Supreme Court of Fiji

You are here:  PacLII >> Databases >> Supreme Court of Fiji >> 1983 >> [1983] FJSC 8

Database Search | Name Search | Recent Decisions | Noteup | LawCite | Download | Help

  Download original PDF


Tinikatolu Ltd v Commissioner of Inland Revenue [1983] FJSC 8; Review 010 of 1982 (14 October 1983)

IN THE SUPREME COURT OF FIJI
REVIEW JURISDICTION


IN COURT


BETWEEN:


TINIKATOLU LIMITED
Appellant


AND


THE COMMISSIONER OF INLAND REVENUE
Respondent


Mr. F.G. Keil, for the Appellant
Mr. M.J. Scott, for the Respondent.


JUDGMENT

Tinikatolu Limited, which I shall call the appellant, is a company registered in Fiji and it owns a piece of land at Nadi which, according to the records in the Land Transfer office, it acquired in 1973 from Pioneer Investments Ltd. The transfer showed the consideration as $40,000 and the transfer was stamped as at that sum. The appellant duly filed its income tax returns but showed that the property had been bought for $90,000. On the latter figure it would escape payment of tax, but if the consideration was only $40,000, its margin of profit in selling sections of the land which it had caused to be subdivided after purchase, would be somewhat greater and the appellant would be liable to tax.

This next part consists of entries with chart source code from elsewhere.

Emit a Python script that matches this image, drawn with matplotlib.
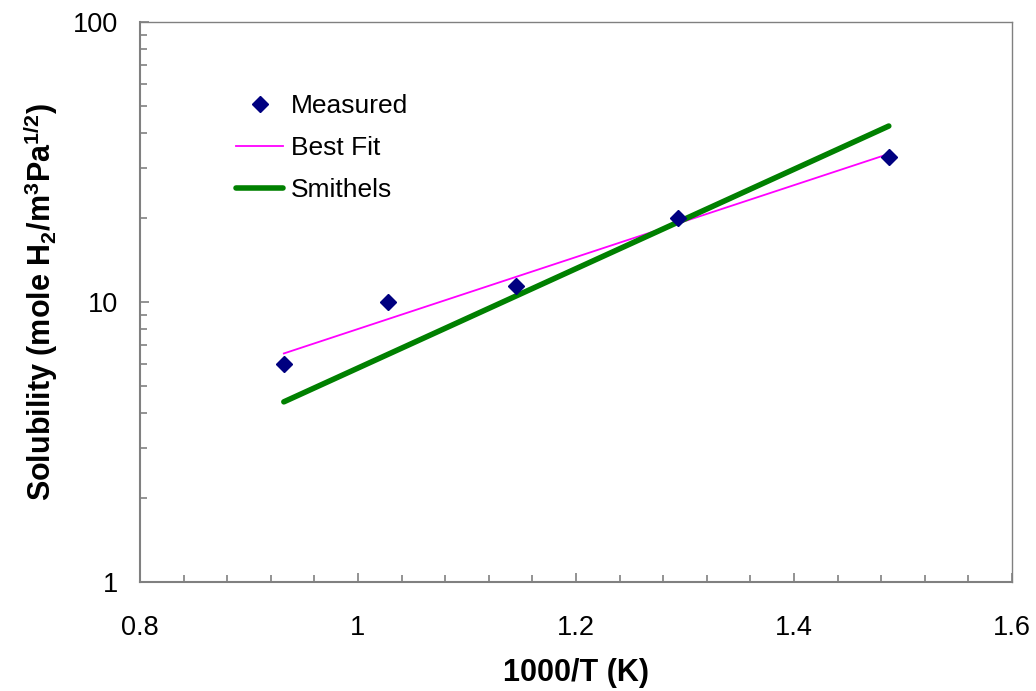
import matplotlib
matplotlib.use("Agg")
import matplotlib.pyplot as plt
from matplotlib.ticker import MultipleLocator, FuncFormatter, LogLocator

plt.rcParams['font.family'] = ['Liberation Sans', 'DejaVu Sans']
plt.rcParams['mathtext.fontset'] = 'custom'
plt.rcParams['mathtext.bf'] = 'Liberation Sans:bold'
plt.rcParams['mathtext.rm'] = 'Liberation Sans:bold'
plt.rcParams['mathtext.default'] = 'bf'

# measured solubility data
inv_temp = [0.932, 1.028, 1.145, 1.294, 1.487]
solubility = [6.0, 10.0, 11.4, 19.9, 33.0]

# fit lines (end points, straight on the log axis)
fit_x = [0.932, 1.487]
best_fit = [6.55, 33.8]
smithels = [4.4, 42.5]

GRAY = '#808080'

fig = plt.figure(figsize=(10.36, 6.91), dpi=100)
ax = fig.add_axes([0.1351, 0.1577, 0.8417, 0.8105])

ax.plot(inv_temp, solubility, linestyle='none', marker='D', markersize=8,
        color='#000080', label='Measured', zorder=4)
ax.plot(fit_x, best_fit, color='#ff00ff', linewidth=1.3, label='Best Fit')
ax.plot(fit_x, smithels, color='#008000', linewidth=4, label='Smithels',
        solid_capstyle='round')

ax.set_yscale('log')
ax.set_xlim(0.8, 1.6)
ax.set_ylim(1, 100)

ax.xaxis.set_major_locator(MultipleLocator(0.2))
ax.xaxis.set_minor_locator(MultipleLocator(0.04))
ax.xaxis.set_major_formatter(FuncFormatter(lambda v, p: f'{v:g}'))
ax.yaxis.set_major_locator(LogLocator(base=10))
ax.yaxis.set_minor_locator(LogLocator(base=10, subs=range(2, 10)))
ax.yaxis.set_major_formatter(FuncFormatter(lambda v, p: f'{v:g}'))

for side in ['left', 'bottom', 'right', 'top']:
    ax.spines[side].set_color(GRAY)
    ax.spines[side].set_linewidth(1.5)
ax.spines['right'].set_linewidth(1.0)
ax.spines['top'].set_linewidth(1.0)

ax.tick_params(which='both', direction='in', color=GRAY, width=1.2,
               labelsize=19.5, labelcolor='black')
ax.tick_params(which='major', length=6.5)
ax.tick_params(which='minor', length=5)
ax.tick_params(axis='y', pad=16)
ax.tick_params(axis='x', pad=24)

ax.set_xlabel('1000/T (K)', fontsize=22, fontweight='bold', labelpad=12)
ax.set_ylabel(r'Solubility (mole H$_2$/m$^3$Pa$^{1/2}$)', fontsize=22,
              fontweight='bold', labelpad=9)

ax.legend(loc='upper left', bbox_to_anchor=(0.0985, 0.89), frameon=False,
          fontsize=19, handlelength=1.75, handletextpad=0.3,
          labelspacing=0.68, borderaxespad=0)

fig.savefig('out.png', dpi=100)
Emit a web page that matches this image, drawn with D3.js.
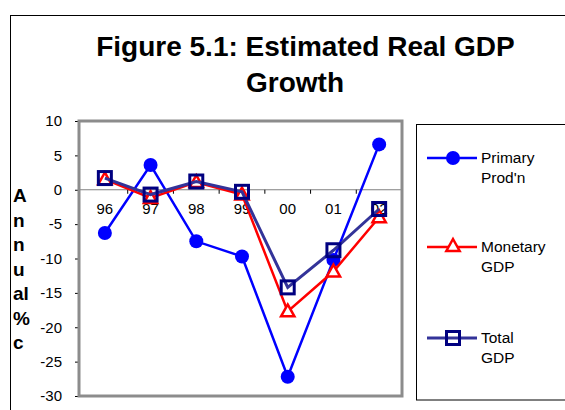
<!DOCTYPE html>
<html><head><meta charset="utf-8">
<script src="https://cdn.jsdelivr.net/npm/d3@7"></script>
<style>
html,body{margin:0;padding:0;background:#fff;}
text{font-family:"Liberation Sans",Arial,sans-serif;}
</style></head>
<body>
<svg id="c" width="565" height="410"></svg>
<script>
const categories = ["96","97","98","99","00","01","02"];
const primaryProdn = [-6.3, 3.6, -7.5, -9.7, -27.2, -10.2, 6.6];
const monetaryGDP = [1.5, -1.2, 1.1, -0.7, -17.7, -11.9, -4.0];
const totalGDP = [1.7, -0.7, 1.2, -0.3, -14.2, -8.8, -2.8];
const yTicks = [10, 5, 0, -5, -10, -15, -20, -25, -30];
const seriesNames = [["Primary","Prod'n"],["Monetary","GDP"],["Total","GDP"]];
const titleLines = ["Figure 5.1: Estimated Real GDP", "Growth"];
const yLabelLines = ["A","n","n","u","al","%","c"];

const svg = d3.select("#c");
// outer chart border
svg.append("rect").attr("x",10.5).attr("y",15.5).attr("width",600).attr("height",450)
  .attr("fill","#fff").attr("stroke","#000").attr("stroke-width",1);

// title
svg.append("text").attr("x",305.5).attr("y",56).attr("text-anchor","middle")
  .attr("font-size",28).attr("font-weight","bold").text(titleLines[0]);
svg.append("text").attr("x",295).attr("y",92).attr("text-anchor","middle")
  .attr("font-size",28).attr("font-weight","bold").text(titleLines[1]);

// y label stacked
yLabelLines.forEach((t,i)=>{
  svg.append("text").attr("x",13).attr("y",202 + i*24.5)
    .attr("font-size",19).attr("font-weight","bold").text(t);
});

const pL=79, pR=402, pT=121, pB=396;
const x = d3.scaleBand().domain(categories).range([82, 402]);
const y = d3.scaleLinear().domain([-30,10]).range([pB, pT]);
const cx = d => x(d) + x.bandwidth()/2;

// y axis
const yAxis = d3.axisLeft(y).tickValues(yTicks).tickSize(4).tickPadding(13).tickFormat(d => String(d));
const gy = svg.append("g").attr("transform",`translate(${pL},0)`).call(yAxis);
gy.select(".domain").remove();
gy.selectAll(".tick line").attr("stroke","#000");
gy.selectAll(".tick text").attr("font-size",15).attr("fill","#000")
  .attr("font-family","Liberation Sans, Arial, sans-serif");

// zero axis with category labels
const xAxis = d3.axisBottom(x).tickSize(0).tickPadding(14);
const gx = svg.append("g").attr("transform",`translate(0,${y(0)})`).call(xAxis);
gx.select(".domain").attr("stroke","#808080").attr("d",`M${pL},0H${pR}`);
gx.selectAll(".tick text").attr("font-size",15).attr("fill","#000")
  .attr("font-family","Liberation Sans, Arial, sans-serif");
// boundary tick marks
svg.append("g").selectAll("line").data(categories.slice(1).concat(["end"])).join("line")
  .attr("x1",d=> d==="end" ? pR : x(d)).attr("x2",d=> d==="end" ? pR : x(d))
  .attr("y1",y(0)).attr("y2",y(0)+4).attr("stroke","#000").attr("stroke-width",1);

// plot frame
svg.append("rect").attr("x",pL).attr("y",pT).attr("width",pR-pL).attr("height",pB-pT)
  .attr("fill","none").attr("stroke","#8c8c8c").attr("stroke-width",3);

const line = d3.line().x((d,i)=>cx(categories[i])).y(d=>y(d));
// Primary
svg.append("path").attr("d",line(primaryProdn)).attr("fill","none").attr("stroke","#0000ff").attr("stroke-width",2.5);
svg.append("g").selectAll("circle").data(primaryProdn).join("circle")
  .attr("cx",(d,i)=>cx(categories[i])).attr("cy",d=>y(d)).attr("r",7).attr("fill","#0000ff");
// Monetary
svg.append("path").attr("d",line(monetaryGDP)).attr("fill","none").attr("stroke","#ff0000").attr("stroke-width",2.5);
const tri = (cxp,cyp,s)=>`M${cxp},${cyp-s}L${cxp+s*0.95},${cyp+s*0.7}L${cxp-s*0.95},${cyp+s*0.7}Z`;
svg.append("g").selectAll("path").data(monetaryGDP).join("path")
  .attr("d",(d,i)=>tri(cx(categories[i]), y(d), 7)).attr("fill","#fff").attr("stroke","#ff0000").attr("stroke-width",2.5);
// Total
svg.append("path").attr("d",line(totalGDP)).attr("fill","none").attr("stroke","#333399").attr("stroke-width",3);
svg.append("g").selectAll("rect").data(totalGDP).join("rect")
  .attr("x",(d,i)=>cx(categories[i])-6.5).attr("y",d=>y(d)-6.5).attr("width",13).attr("height",13)
  .attr("fill","none").attr("stroke","#000080").attr("stroke-width",3);

// legend
svg.append("rect").attr("x",416.5).attr("y",124.5).attr("width",200).attr("height",275.5)
  .attr("fill","#fff").attr("stroke","#000").attr("stroke-width",1);
const legY = [158, 247, 338];
const colors = ["#0000ff","#ff0000","#333399"];
legY.forEach((ly,i)=>{
  svg.append("line").attr("x1",427).attr("x2",477).attr("y1",ly).attr("y2",ly)
    .attr("stroke",colors[i]).attr("stroke-width",i===2?3:2.5);
  if(i===0) svg.append("circle").attr("cx",453).attr("cy",ly).attr("r",7).attr("fill","#0000ff");
  if(i===1) svg.append("path").attr("d",tri(453,ly-1,7)).attr("fill","#fff").attr("stroke","#ff0000").attr("stroke-width",2.5);
  if(i===2) svg.append("rect").attr("x",446.5).attr("y",ly-6.5).attr("width",13).attr("height",13)
    .attr("fill","none").attr("stroke","#000080").attr("stroke-width",3);
  seriesNames[i].forEach((t,j)=>{
    svg.append("text").attr("x",481).attr("y",ly+5+j*20).attr("font-size",15.5).attr("fill","#000").text(t);
  });
});
</script>
</body></html>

The Commissioner of Inland Revenue, whom I shall refer to as the Commissioner, assessed the appellant for tax on the basis that it had paid $40,000 for the land and the appellant objected and produced a statutory declaration by a man named Cuthbert who lives in Melbourne, Australia and is a director of appellant purporting to show that the land had been bought by the appellant from a concern called Eagle Limited for a price of $90,000. The Commissioner rejected this declaration and the appellant appealed. Its appeal took two points - first that the Commissioner should have accepted the price of the land as being $90,000, and secondly that as the appellant was merely a trustee for two other companies, both registered in Fiji, called Cromwell (Fiji) Ltd. and Marass Ltd., and those two companies in turn were trustees for two Victorian families, the tax assessments should be raised in accordance with the trusts.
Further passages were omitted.